### WHAT THIS TASK INVOLVES
Skip all pictures. Write out the data below from its first line through the line that contains "const bandDown = quarters.map((q, i)".

### MATERIAL PROVIDED
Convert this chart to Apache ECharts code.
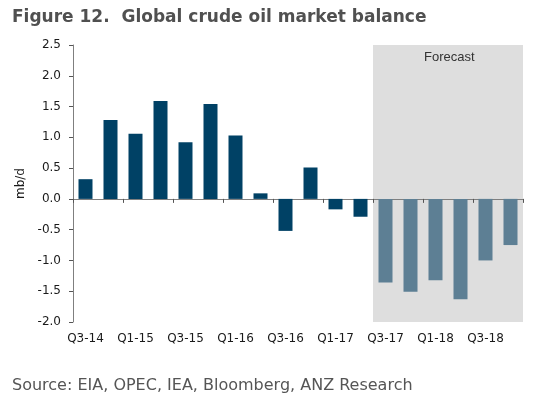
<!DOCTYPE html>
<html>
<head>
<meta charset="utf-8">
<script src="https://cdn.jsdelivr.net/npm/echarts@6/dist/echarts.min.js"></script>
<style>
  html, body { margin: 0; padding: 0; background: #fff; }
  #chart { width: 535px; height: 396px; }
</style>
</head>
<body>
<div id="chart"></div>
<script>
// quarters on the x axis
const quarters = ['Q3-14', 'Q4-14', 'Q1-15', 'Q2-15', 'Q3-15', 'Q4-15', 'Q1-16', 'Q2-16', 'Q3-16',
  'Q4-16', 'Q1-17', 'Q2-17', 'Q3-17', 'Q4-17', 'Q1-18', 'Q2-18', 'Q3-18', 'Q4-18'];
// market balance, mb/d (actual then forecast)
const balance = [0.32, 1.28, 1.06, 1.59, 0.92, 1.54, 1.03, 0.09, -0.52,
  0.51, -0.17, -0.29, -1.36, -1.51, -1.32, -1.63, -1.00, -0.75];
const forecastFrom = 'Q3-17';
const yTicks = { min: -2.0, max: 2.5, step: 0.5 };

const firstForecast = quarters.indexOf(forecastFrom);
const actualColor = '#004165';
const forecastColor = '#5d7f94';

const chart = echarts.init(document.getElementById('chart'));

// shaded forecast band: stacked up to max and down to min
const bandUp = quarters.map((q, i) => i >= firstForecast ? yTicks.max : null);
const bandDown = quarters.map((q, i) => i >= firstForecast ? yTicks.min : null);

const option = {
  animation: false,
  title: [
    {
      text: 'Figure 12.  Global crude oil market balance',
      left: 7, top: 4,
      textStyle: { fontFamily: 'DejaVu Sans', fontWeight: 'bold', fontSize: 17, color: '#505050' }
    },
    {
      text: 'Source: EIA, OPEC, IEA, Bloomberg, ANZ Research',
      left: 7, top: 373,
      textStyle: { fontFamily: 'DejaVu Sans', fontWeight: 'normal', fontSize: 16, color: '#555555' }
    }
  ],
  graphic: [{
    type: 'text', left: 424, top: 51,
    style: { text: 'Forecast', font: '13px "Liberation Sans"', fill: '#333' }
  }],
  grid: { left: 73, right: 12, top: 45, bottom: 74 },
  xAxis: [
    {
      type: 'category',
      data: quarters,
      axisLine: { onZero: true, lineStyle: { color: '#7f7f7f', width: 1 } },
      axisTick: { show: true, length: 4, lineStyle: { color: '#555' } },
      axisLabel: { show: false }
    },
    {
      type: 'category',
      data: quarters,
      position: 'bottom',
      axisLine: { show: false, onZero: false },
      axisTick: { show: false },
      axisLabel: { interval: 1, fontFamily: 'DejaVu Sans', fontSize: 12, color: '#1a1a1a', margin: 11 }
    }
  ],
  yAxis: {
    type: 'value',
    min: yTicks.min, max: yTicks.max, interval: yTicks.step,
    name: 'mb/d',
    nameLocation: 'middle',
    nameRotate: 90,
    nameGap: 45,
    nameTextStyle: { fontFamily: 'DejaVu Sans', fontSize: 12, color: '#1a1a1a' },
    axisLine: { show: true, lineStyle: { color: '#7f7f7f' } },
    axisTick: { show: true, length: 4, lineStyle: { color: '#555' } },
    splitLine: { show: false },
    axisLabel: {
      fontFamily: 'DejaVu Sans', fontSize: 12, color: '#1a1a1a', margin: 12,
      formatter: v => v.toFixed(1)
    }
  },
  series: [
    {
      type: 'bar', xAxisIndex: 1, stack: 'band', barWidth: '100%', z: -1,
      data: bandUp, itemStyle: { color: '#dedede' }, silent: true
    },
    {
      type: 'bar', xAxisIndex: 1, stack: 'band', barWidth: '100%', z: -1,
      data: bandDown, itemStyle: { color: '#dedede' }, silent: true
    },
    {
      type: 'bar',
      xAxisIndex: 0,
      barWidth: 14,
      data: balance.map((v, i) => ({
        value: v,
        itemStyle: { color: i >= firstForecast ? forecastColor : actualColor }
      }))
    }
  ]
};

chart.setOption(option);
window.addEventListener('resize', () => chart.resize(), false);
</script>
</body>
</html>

### PROBLEM SOLUTION
Convert this chart to Apache ECharts code.
<!DOCTYPE html>
<html>
<head>
<meta charset="utf-8">
<script src="https://cdn.jsdelivr.net/npm/echarts@6/dist/echarts.min.js"></script>
<style>
  html, body { margin: 0; padding: 0; background: #fff; }
  #chart { width: 535px; height: 396px; }
</style>
</head>
<body>
<div id="chart"></div>
<script>
// quarters on the x axis
const quarters = ['Q3-14', 'Q4-14', 'Q1-15', 'Q2-15', 'Q3-15', 'Q4-15', 'Q1-16', 'Q2-16', 'Q3-16',
  'Q4-16', 'Q1-17', 'Q2-17', 'Q3-17', 'Q4-17', 'Q1-18', 'Q2-18', 'Q3-18', 'Q4-18'];
// market balance, mb/d (actual then forecast)
const balance = [0.32, 1.28, 1.06, 1.59, 0.92, 1.54, 1.03, 0.09, -0.52,
  0.51, -0.17, -0.29, -1.36, -1.51, -1.32, -1.63, -1.00, -0.75];
const forecastFrom = 'Q3-17';
const yTicks = { min: -2.0, max: 2.5, step: 0.5 };

const firstForecast = quarters.indexOf(forecastFrom);
const actualColor = '#004165';
const forecastColor = '#5d7f94';

const chart = echarts.init(document.getElementById('chart'));

// shaded forecast band: stacked up to max and down to min
const bandUp = quarters.map((q, i) => i >= firstForecast ? yTicks.max : null);
const bandDown = quarters.map((q, i) => i >= firstForecast ? yTicks.min : null);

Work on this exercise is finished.